Pete Souza/White House file photo

Obama’s Poignant, Feminist Advice to Dads

“It is absolutely men’s responsibility to fight sexism too.”

Men are taken more seriously than women at work. We’re given better feedback, we’re not penalized for asking for raises, and we aren’t criticized for the way our voices sound. We are rewarded for becoming parents, for being assertive, for having sexualities at all–areas where women face stigma. Even our experience of pain is taken more seriously by doctors.

But the privileges come with a cost: Gender stereotyping means that boys and men are expected to behave in pretty limited ways, all of which exalt a traditional, and arguably toxic, version of masculinity.

Using the word “pussy” as an insult, as Clint Eastwood, that purveyor of all-American manhood, just did this week is a great example. In Esquire, he described the acknowledgement of racism in today’s society as a “pussy generation” that is “walking on egg shells.” Presumably, he meant that being sensitive to suffering and the structures that uphold it are both “feminine” and (relatedly) not worthwhile.

Contrast that with a beautiful op-ed President Obama wrote for Glamour this month, which is a step-by-step guide from one of the most powerful men on earth about how to be a better man. It’s about learning to be a better ally to women via fatherhood. For starters, he owns up to the ways in which he has failed his partner:

I’ve seen how Michelle has balanced the demands of a busy career and raising a family. Like many working mothers, she worried about the expectations and judgments of how she should handle the trade-offs, knowing that few people would question my choices. And the reality was that when our girls were young, I was often away from home serving in the state legislature, while also juggling my teaching responsibilities as a law professor. I can look back now and see that, while I helped out, it was usually on my schedule and on my terms. The burden disproportionately and unfairly fell on Michelle.

More potently, he calls attention to his own journey of breaking out of claustrophobic gender norms:

Growing up without a dad, I spent a lot of time trying to figure out who I was, how the world perceived me, and what kind of man I wanted to be. It’s easy to absorb all kinds of messages from society about masculinity and come to believe that there’s a right way and a wrong way to be a man. But as I got older, I realized that my ideas about being a tough guy or cool guy just weren’t me. They were a manifestation of my youth and insecurity. Life became a lot easier when I simply started being myself.

He calls on all of us to help change sexism on our streets and in our schools, workplaces, and homes by making visible the many invisible biases we carry:

We need to keep changing the attitude that raises our girls to be demure and our boys to be assertive, that criticizes our daughters for speaking out and our sons for shedding a tear. We need to keep changing the attitude that punishes women for their sexuality and rewards men for theirs.

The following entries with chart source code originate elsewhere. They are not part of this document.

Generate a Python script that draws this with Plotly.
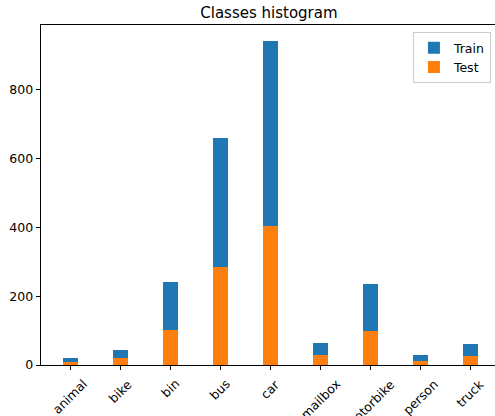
import plotly.graph_objects as go

# Class counts per split
classes = ["animal", "bike", "bin", "bus", "car", "mailbox", "motorbike", "person", "truck"]
train_counts = [19, 45, 240, 659, 941, 65, 234, 28, 60]
test_counts = [8, 19, 103, 284, 403, 28, 100, 13, 25]

BLUE = "#1f77b4"
ORANGE = "#ff7f0e"
FONT = "DejaVu Sans"

x_pos = list(range(len(classes)))

fig = go.Figure()
fig.add_trace(go.Bar(x=x_pos, y=train_counts, name="Train", marker=dict(color=BLUE, line=dict(width=0)), width=0.3))
fig.add_trace(go.Bar(x=x_pos, y=test_counts, name="Test", marker=dict(color=ORANGE, line=dict(width=0)), width=0.3))

# Rotated category labels centred under each tick
for xi, name in zip(x_pos, classes):
    fig.add_annotation(
        x=xi, y=0, xref="x", yref="paper",
        text=name, showarrow=False, textangle=-45,
        xanchor="center", yanchor="top", yshift=-9,
        font=dict(family=FONT, size=12.5, color="#000000"),
    )

fig.update_layout(
    width=495, height=416,
    margin=dict(l=41, r=0, t=25, b=51),
    plot_bgcolor="white", paper_bgcolor="white",
    barmode="overlay",
    bargap=0,
    font=dict(family=FONT, size=12.5, color="#000000"),
    title=dict(
        text="Classes histogram", x=0.502, xref="paper", xanchor="center",
        y=1 - 13 / 416, yref="container", yanchor="middle",
        font=dict(family=FONT, size=15, color="#000000"),
    ),
    legend=dict(
        x=0.991, y=0.979, xanchor="right", yanchor="top",
        bordercolor="#cccccc", borderwidth=1, bgcolor="rgba(255,255,255,0.8)",
        font=dict(family=FONT, size=12.5),
        itemsizing="constant",
    ),
    showlegend=True,
)

fig.update_xaxes(
    range=[-0.58, 8.5], tickmode="array", tickvals=x_pos, showticklabels=False,
    ticks="outside", ticklen=4.4, tickwidth=1, tickcolor="#000000",
    showline=True, linecolor="#000000", linewidth=1, mirror=True,
    showgrid=False, zeroline=False,
)
fig.update_yaxes(
    range=[0, 988], tickmode="array", tickvals=[0, 200, 400, 600, 800],
    ticks="outside", ticklen=4.4, tickwidth=1, tickcolor="#000000",
    showline=True, linecolor="#000000", linewidth=1,
    showgrid=False, zeroline=False,
    tickfont=dict(family=FONT, size=12.5, color="#000000"),
)

fig.write_html("out.html")
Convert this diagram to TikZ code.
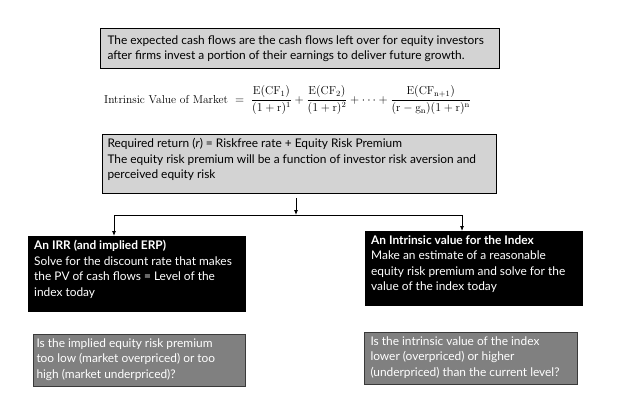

We need to keep changing the attitude that permits the routine harassment of women, whether they’re walking down the street or daring to go online. We need to keep changing the attitude that teaches men to feel threatened by the presence and success of women.

We need to keep changing the attitude that congratulates men for changing a diaper, stigmatizes full-time dads, and penalizes working mothers. We need to keep changing the attitude that values being confident, competitive, and ambitious in the workplace—unless you’re a woman. Then you’re being too bossy, and suddenly the very qualities you thought were necessary for success end up holding you back.

We need to keep changing a culture that shines a particularly unforgiving light on women and girls of color. Michelle has often spoken about this. Even after achieving success in her own right, she still held doubts; she had to worry about whether she looked the right way or was acting the right way—whether she was being too assertive or too “angry.”

Finally, he appeals to parents, and to fathers in particular, to use the word “feminist” and to be allies to the women in their lives:

Michelle and I have raised our daughters to speak up when they see a double standard or feel unfairly judged based on their gender or race—or when they notice that happening to someone else. It’s important for them to see role models out in the world who climb to the highest levels of whatever field they choose. And yes, it’s important that their dad is a feminist, because now that’s what they expect of all men.

It is absolutely men’s responsibility to fight sexism too. And as spouses and partners and boyfriends, we need to work hard and be deliberate about creating truly equal relationships.

This isn’t the first time President Obama has called himself a feminist (“I may be a little grayer than I was eight years ago, he told the firstUnited States Women Summit in June, “but this is what a feminist looks like”). It is, however, rare to hear any man, much less the US president, speak to men explicitly about how making a better world for our partners and daughters and friends starts by first looking at one’s own relationship to masculinity.